If he had done what he wanted, Jerome Felder would have become a professional athlete, but when the 6-year-old was struck down by polio, that career path was closed off. Not long after, he heard the mammoth voice of Big Joe Turner shaking his radio, and a new love was born. Felder became fascinated by blues and R&B music and, when he was 18, he managed to talk himself onto a stage where trumpeter Frankie Newton was leading the band, and suddenly, the short, pudgy Jewish kid on crutches was shouting the blues like a pro. Another door had opened and the result was the rebirth of that kid as Doc Pomus (so that his mother wouldn’t see his name on the marquees when he played clubs).
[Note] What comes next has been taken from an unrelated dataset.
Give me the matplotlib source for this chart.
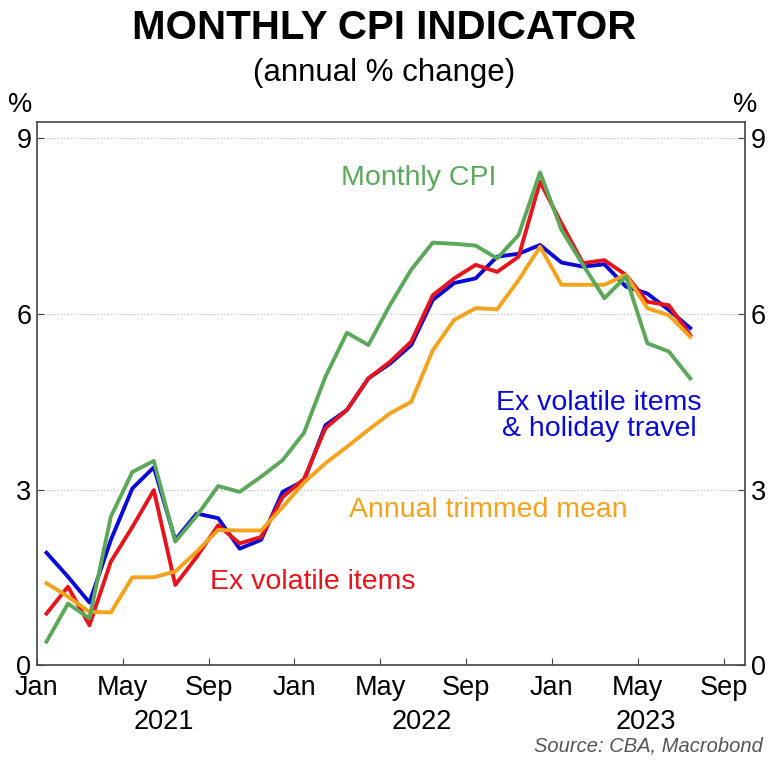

“AKA Doc Pomus,” directed by Peter Miller and Will Hechter and produced by Pomus’ daughter Sharyn Felder, is a delightful recounting of the yo-yo trajectory of his career. It moves from his initial success writing for the likes of Turner and Ray Charles to his lengthy stint at the Brill Building with co-writer author Mort Shuman, writing for Elvis, the Drifters, Dion and the Belmonts and countless others. And it deals with Pomus’ depression after Shuman moved to France and the numerous other up- and downturns of his life, including marriages and divorces and the gradual deterioration of his physical health. Pomus worked with nearly everybody of significance in pop music between the late ’40s and his death in 1991, and the survivors are all here, with longtime friend Lou Reed offering voiceovers from Pomus’ brutally frank journals. At 99 minutes, the film feels a bit attenuated towards the end, but overall it’s the proverbial rockin’ good time, with Pomus himself an endlessly fascinating and powerfully honest protagonist. (And the soundtrack album, if there is one, will be a killer.)
The film makes a spirited companion piece to one of the best movies of the summer, “Twenty Feet from Stardom.” Like that lively profile of three generations of great black women back-up singers, “AKA Doc Pomus” puts an all-but-forgotten talent back in the spotlight and makes you appreciate the artistry that went into those three-minute slices of pure joy and genius.
“AKA Doc Pomus opens Oct. 4 at Village East Cinema (12th Street and Second Avenue).